1. As the Court explained in its Minute Order entered March 21, 2018, ECF No. 299, the Court will construe Mrs. Staton's notice of appeal, ECF No. 297, as a motion to permit an interlocutory appeal under 28 U.S.C. § 1292. E.g., In re Van Zandt, No. BR 12-03184-HLB, 2014 WL 1422973, at *1 (N.D. Cal. Apr. 11, 2014) ("The Court construes Debtor's notice of appeal . . . to be a motion for leave to appeal an interlocutory order.").
2. The conditional loan approval letter stated that the Residence was "[n]on-owner occupied" and that "the borrower's current intention is to rent the property."ECF No. 245-1 at 1.
3. At the December 20, 2017 hearing, factual circumstances were brought to the attention of the Statons' lender—who was in attendance at the hearing by telephone—which caused the lender to confirm that it could not provide a loan to the Statons. ECF No. 262-1 at 3-4. Specifically, Mrs. Staton disclosed at the hearing that she had formed a business entity for the purpose of obtaining business financing to pay down Mr. Staton's debts, which the Statons were claiming were "business debts." Id. Moreover, the issue of whether the Statons continued to reside in the Residence or instead intended to use it as an investment property or other business venture was discussed. Id. at 4. Because it became apparent that the Statons were seeking a loan for personal rather than business purposes, the lender withdrew its offer of conditional loan approval. Id.

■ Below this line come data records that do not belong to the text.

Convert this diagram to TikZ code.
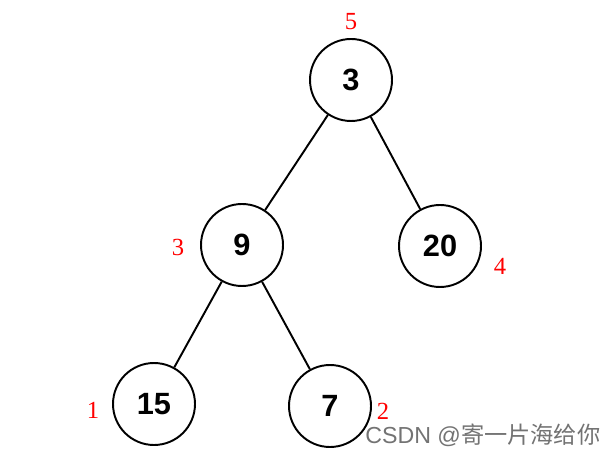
\documentclass[tikz,border=0pt]{standalone}
\usepackage{fontspec}
\setmainfont{Liberation Serif}
\newfontfamily\arialfont{Liberation Sans}
\newfontfamily\cjkfont{Noto Sans CJK SC}
\usepackage{xcolor}
\usetikzlibrary{positioning}

\begin{document}
\begin{tikzpicture}[x=0.02cm,y=-0.02cm,
  vert/.style={draw,circle,line width=1.1pt,minimum size=1.64cm,inner sep=0pt,
               font=\arialfont\bfseries\fontsize{17.5}{17.5}\selectfont},
  idx/.style={text=red,font=\fontsize{14}{14}\selectfont,inner sep=0pt},
  edge/.style={line width=1.1pt}]
\useasboundingbox (0,0) rectangle (614,455);
% tree
\node[vert] (n3)  at (351,80)  {3};
\node[vert] (n9)  at (242,245) {9};
\node[vert] (n20) at (440,246) {20};
\node[vert] (n15) at (154,404) {15};
\node[vert] (n7)  at (330,406) {7};
\foreach \u/\v in {n3/n9,n3/n20,n9/n15,n9/n7}
  \draw[edge] (\u) -- (\v);
% heap order labels
\node[idx] (i5) at (351,22)  {5};
\node[idx] (i3) at (178,247) {3};
\node[idx] (i4) at (500,266) {4};
\node[idx] (i1) at (93,410)  {1};
\node[idx] (i2) at (383,411) {2};
% watermark
\node[anchor=west,inner sep=0pt,text=black!55,font=\arialfont\fontsize{13.2}{13.2}\selectfont]
  (wm) at (365,435) {CSDN @{\cjkfont 寄一片海给你}};
\end{tikzpicture}
\end{document}
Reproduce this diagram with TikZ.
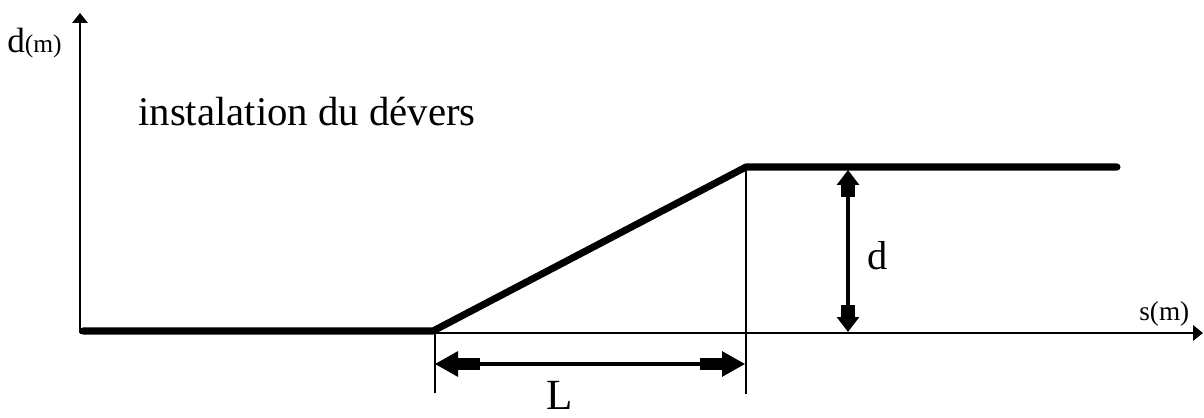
\documentclass[tikz,border=0pt]{standalone}
\usepackage{fontspec}
\setmainfont{Liberation Serif}
\usetikzlibrary{arrows.meta}
\begin{document}
\begin{tikzpicture}[x=0.02cm,y=-0.02cm,
  axistip/.style={-{Triangle[length=0.2cm,width=0.31cm]}},
  thin axis/.style={line width=1pt,black},
  thick curve/.style={line width=4pt,black,line cap=round,line join=round},
  guide/.style={line width=0.9pt,black},
  dimL/.style={line width=1.8pt,black,
    {Triangle[length=0.46cm,width=0.5cm,sep=0pt]Rectangle[length=0.44cm,width=0.24cm,sep=0pt]}-{Rectangle[length=0.44cm,width=0.24cm,sep=0pt]Triangle[length=0.46cm,width=0.5cm,sep=0pt]}},
  dimD/.style={line width=1.8pt,black,
    {Triangle[length=0.3cm,width=0.44cm,sep=0pt]Rectangle[length=0.24cm,width=0.28cm,sep=0pt]}-{Rectangle[length=0.24cm,width=0.28cm,sep=0pt]Triangle[length=0.3cm,width=0.44cm,sep=0pt]}},
  lbl/.style={inner sep=0pt}]
\useasboundingbox (0,0) rectangle (1204,418);
% coordinates
\coordinate (O) at (80,333);
\coordinate (Ytop) at (80,13);
\coordinate (Xend) at (1203,333);
\coordinate (A0) at (83,331);
\coordinate (A1) at (433,331);
\coordinate (B1) at (746,167);
\coordinate (B2) at (1117,167);
\coordinate (G1t) at (435,333);
\coordinate (G1b) at (435,393);
\coordinate (G2b) at (746,394);
\coordinate (La) at (435,364);
\coordinate (Lb) at (745,364);
\coordinate (Da) at (848,170);
\coordinate (Db) at (848,332);
% axes
\draw[thin axis,axistip] (O) -- (Ytop);
\draw[thin axis,axistip] (O) -- (Xend);
% guides
\draw[guide] (G1t) -- (G1b);
\draw[guide] (B1) -- (G2b);
% curve
\draw[thick curve] (A0) -- (A1) -- (B1) -- (B2);
% dimensions
\draw[dimL] (La) -- (Lb);
\draw[dimD] (Da) -- (Db);
% labels
\node[lbl,anchor=base west,font=\fontsize{23.2pt}{26pt}\selectfont] (title) at (138,126) {instalation du dévers};
\node[lbl,anchor=base,font=\fontsize{24.5pt}{28pt}\selectfont] (Llab) at (560,410) {L};
\node[lbl,anchor=base west,font=\fontsize{23pt}{26pt}\selectfont] (dlab) at (867,270) {d};
\node[lbl,anchor=base west,font=\fontsize{20pt}{22pt}\selectfont] (ylab) at (7,53) {d\fontsize{14.5pt}{16pt}\selectfont(m)};
\node[lbl,anchor=base west,font=\fontsize{15.5pt}{18pt}\selectfont] (xlab) at (1139,321) {s(m)};
\end{tikzpicture}
\end{document}
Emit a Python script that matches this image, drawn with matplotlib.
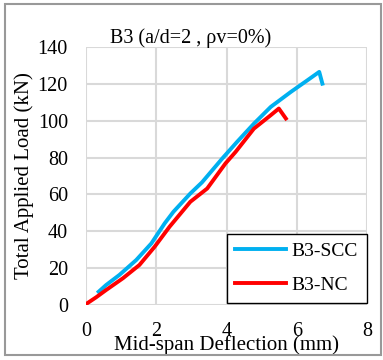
import matplotlib.pyplot as plt
from matplotlib.patches import Rectangle

plt.rcParams['font.family'] = ['Liberation Serif', 'DejaVu Serif']

# B3-SCC: deflection (mm), load (kN)
scc_x = [0.36, 0.57, 0.95, 1.43, 1.86, 2.24, 2.49, 2.97, 3.30, 3.88, 4.30, 4.78, 5.26, 5.83, 6.30, 6.64, 6.73]
scc_y = [7.2, 10.8, 16.3, 24.4, 33.4, 44.3, 50.6, 60.5, 66.5, 79.5, 88.5, 98.4, 107.5, 115.6, 121.9, 126.5, 120.1]

# B3-NC
nc_x = [0.0, 0.29, 0.57, 1.05, 1.52, 1.95, 2.38, 2.97, 3.45, 3.97, 4.26, 4.78, 5.26, 5.49, 5.69]
nc_y = [0.5, 4.2, 8.1, 14.5, 21.7, 31.5, 42.5, 56.0, 63.2, 76.8, 83.1, 95.7, 103.0, 106.6, 101.2]

x_ticks = [0, 2, 4, 6, 8]
y_ticks = [0, 20, 40, 60, 80, 100, 120, 140]

fig = plt.figure(figsize=(3.83, 3.6), dpi=100)
ax = fig.add_axes([86 / 383, 55 / 360, 281 / 383, 258 / 360])

ax.plot(scc_x, scc_y, color='#00b0f0', lw=2.8, label='B3-SCC')
ax.plot(nc_x, nc_y, color='#ff0000', lw=2.8, label='B3-NC')

ax.set_xlim(0, 8)
ax.set_ylim(0, 140)
ax.set_xticks(x_ticks)
ax.set_yticks(y_ticks)
ax.grid(color='#d9d9d9', lw=1.5)
ax.set_axisbelow(True)
for s in ax.spines.values():
    s.set_visible(False)
ax.tick_params(length=0, labelsize=14.5)
ax.tick_params(axis='y', pad=13)
ax.tick_params(axis='x', pad=12)

ax.set_xlabel('Mid-span Deflection (mm)', fontsize=15, va='center')
ax.xaxis.set_label_coords(0.5, (305 - 345) / 258)
ax.set_ylabel('Total Applied Load (kN)', fontsize=15, va='center')
ax.yaxis.set_label_coords((24 - 86) / 281, 0.5)

fig.text(110 / 383, 1 - 38 / 360, 'B3 (a/d=2 , ρv=0%)', fontsize=14.5, va='center', ha='left')

leg = ax.legend(loc='lower right', bbox_to_anchor=(1.0, 2 / 258), fontsize=14,
                frameon=True, fancybox=False, edgecolor='black', framealpha=1,
                handlelength=2.6, borderpad=0.45, labelspacing=0.85, handletextpad=0.3,
                borderaxespad=0)
leg.get_frame().set_linewidth(1.0)

fig.patches.append(Rectangle((5 / 383, 5 / 360), 376 / 383, 351 / 360, transform=fig.transFigure,
                             fill=False, edgecolor='#999999', lw=1.5))

fig.savefig('out.png', dpi=100)
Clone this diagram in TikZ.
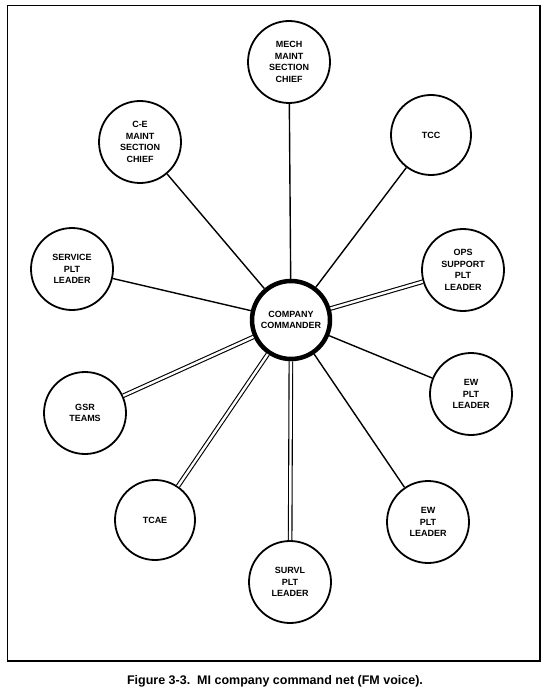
\documentclass[tikz,border=0pt]{standalone}
\usepackage{fontspec}
\setmainfont{Liberation Sans}
\usetikzlibrary{positioning}

\begin{document}
\begin{tikzpicture}[x=1pt,y=-1pt, every node/.style={align=center,font=\bfseries\fontsize{9}{11.5}\selectfont},
    station/.style={draw,circle,line width=1.8pt,fill=white,minimum size=82pt,inner sep=0pt},
    cmdr/.style={draw,circle,line width=4.5pt,fill=white,minimum size=78pt,inner sep=0pt},
    net/.style={line width=1.4pt},
    dnet/.style={line width=1.1pt,double,double distance=2.4pt}]
    \useasboundingbox (0,0) rectangle (550,695);
    \draw[line width=1.6pt] (7.5,5.5) rectangle (540,661);
    \node[station] (mech) at (289,62) {MECH\\MAINT\\SECTION\\CHIEF};
    \node[station,minimum size=80pt] (tcc) at (431,135) {TCC};
    \node[station] (ce) at (140,142) {C-E\\MAINT\\SECTION\\CHIEF};
    \node[station] (service) at (72,269) {SERVICE\\PLT\\LEADER};
    \node[station] (ops) at (463,270) {OPS\\SUPPORT\\PLT\\LEADER};
    \node[cmdr] (cc) at (291,320) {COMPANY\\COMMANDER};
    \node[station] (ewa) at (471,394) {EW\\PLT\\LEADER};
    \node[station] (gsr) at (85,413) {GSR\\TEAMS};
    \node[station,minimum size=80pt] (tcae) at (155,520) {TCAE};
    \node[station] (ewb) at (428,522) {EW\\PLT\\LEADER};
    \node[station] (survl) at (290,582) {SURVL\\PLT\\LEADER};
    % single lines
    \draw[net] (cc) -- (mech);
    \draw[net] (cc) -- (tcc);
    \draw[net] (cc) -- (ce);
    \draw[net] (cc) -- (service);
    \draw[net] (cc) -- (ewa);
    \draw[net] (cc) -- (ewb);
    % double lines
    \draw[dnet] (cc) -- (ops);
    \draw[dnet] (cc) -- (gsr);
    \draw[dnet] (cc) -- (tcae);
    \draw[dnet] (cc) -- (survl);
    \node[font=\bfseries\fontsize{12.5}{14}\selectfont] (cap) at (275,681)
      {Figure 3-3.\ \ MI company command net (FM voice).};
\end{tikzpicture}
\end{document}
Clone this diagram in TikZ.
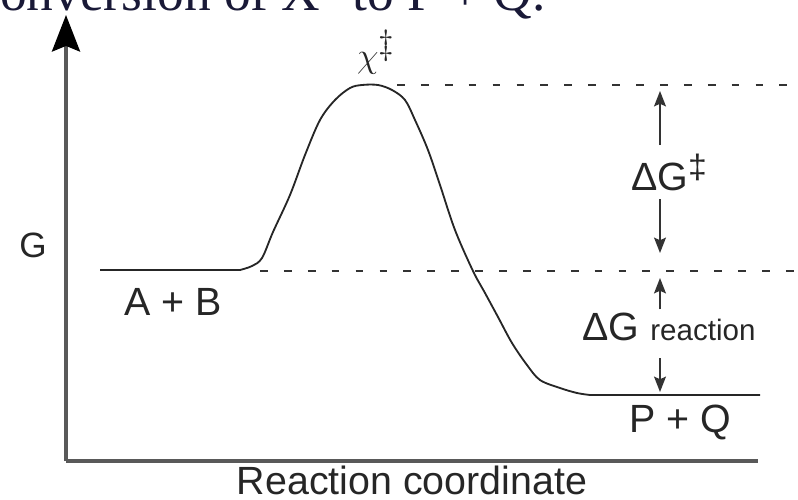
\documentclass[tikz,border=0pt]{standalone}
\usepackage{fontspec}
\setmainfont{Liberation Serif}
\setsansfont{Liberation Sans}
\usetikzlibrary{arrows.meta, positioning}

\newcommand{\petitcorps}{\fontsize{21}{24}\selectfont}

\begin{document}
\begin{tikzpicture}[
  x=0.025cm, y=-0.025cm,
  font=\sffamily\fontsize{28}{32}\selectfont,
  axe/.style={line width=2.2pt, draw=black!65},
  courbe/.style={line width=1.3pt, draw=black!85, line join=round},
  pointille/.style={line width=1pt, draw=black!80, dash pattern=on 5.5pt off 11.5pt},
  fleche/.style={
    -{Stealth[length=11pt, width=8.5pt, inset=2pt]},
    line width=1.3pt,
    draw=black!80
  },
  etiquette/.style={text=black!85, inner sep=0pt},
  titre/.style={
    font=\rmfamily\fontsize{38}{40}\selectfont,
    text={rgb,255:red,25;green,25;blue,55},
    inner sep=0pt
  }
]
  \useasboundingbox (0,0) rectangle (798,500);
  \clip (0,0) rectangle (798,500);

  % cut-off caption line
  \node[titre, anchor=base west] (legende) at (-24,11)
    {conversion of X\raisebox{0.55em}{\fontsize{26}{28}\selectfont ‡} to P + Q.};

  % axes
  \coordinate (origine) at (66,461);
  \coordinate (haut) at (66,15);
  \coordinate (droite) at (758,461);
  \draw[axe, -{Stealth[length=26pt, width=20pt, inset=4pt, color=black]}] (origine) -- (haut);
  \draw[axe] (origine) -- (droite);

  % energy profile
  \coordinate (depart) at (240,270);
  \draw[courbe] (100,270) -- (depart)
    plot[smooth, tension=0.55] coordinates {
      (240,270) (252,266) (262,258) (273,232) (290,195) (305,155)
      (320,120) (335,100) (350,88) (362,85) (378,85) (392,90)
      (405,100) (415,120) (428,150) (440,185) (455,230) (473,271)
      (485,293) (498,317) (512,343) (527,365) (540,380) (560,388)
      (577,393) (590,395)}
    -- (760,395);

  % reference levels
  \coordinate (ts1) at (397,85);
  \coordinate (ts2) at (798,85);
  \coordinate (r1) at (260,271);
  \coordinate (r2) at (798,271);
  \draw[pointille] (ts1) -- (ts2);
  \draw[pointille] (r1) -- (r2);

  % labels
  \node[etiquette, font=\sffamily\fontsize{25}{28}\selectfont] (g) at (33,245) {G};
  \node[etiquette] (ab) at (173,302) {A + B};
  \node[etiquette] (pq) at (680,422) {P + Q};
  \node[etiquette] (abscisse) at (412,480) {Reaction coordinate};
  \node[etiquette, font=\fontsize{33}{36}\selectfont] (etat) at (376,52) {$\chi^{\ddagger}$};

  \node[etiquette, anchor=base, inner ysep=6pt] (dgts) at (669,190)
    {ΔG\raisebox{0.3em}{\fontsize{24}{26}\selectfont ‡}};
  \node[etiquette, anchor=base, inner ysep=2pt] (dgr) at (669,340)
    {ΔG {\petitcorps reaction}};

  % free-energy arrows
  \coordinate (fts1) at (660,91);
  \coordinate (fts2) at (660,253);
  \coordinate (fr1) at (660,278);
  \coordinate (fr0) at (660,358);
  \coordinate (fr2) at (660,392);
  \draw[fleche] (dgts.north -| fts1) -- (fts1);
  \draw[fleche] (dgts.south -| fts2) -- (fts2);
  \draw[fleche] (dgr.north -| fr1) -- (fr1);
  \draw[fleche] (fr0) -- (fr2);
\end{tikzpicture}
\end{document}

4. Questions of law appropriate for interlocutory appeal include, for example, "`the determination of who are necessary and proper parties, whether a court to which a cause has been transferred has jurisdiction, or whether state or federal law should be applied.'" In re Cement Antitrust Litig., 673 F.2d at 1026 (quoting United States v. Woodbury, 263 F.2d 784, 787 (9th Cir. 1959)).
5. To the extent the Statons continue to argue that the successful bid falls short of an alleged recent appraisal of the Residence, their claims are not persuasive. E.g., Staton Mem. at 2. First, the Statons have failed to provide any support for this supposed recent appraised value, which differs significantly from the appraised value listed on a recent title report the Government filed on March 15, 2018. See ECF No. 294-1. Moreover, any arguments regarding the adequacy of the sale price must consider the Statons' interactions with the Commissioner which made the pre-sale process more difficult. E.g., ECF No. 270 ¶¶ 7-18. As the Court has explained, the Statons' resistance may have decreased the amount of the bId. ECF No. 276 at 8 ("[I]n the past, the Statons did not always cooperate with the Commissioner regarding pre-sale open houses held at the residence and their lack of cooperation may be a reason that the auction price was not higher." (quoting ECF No 261 at 4.)).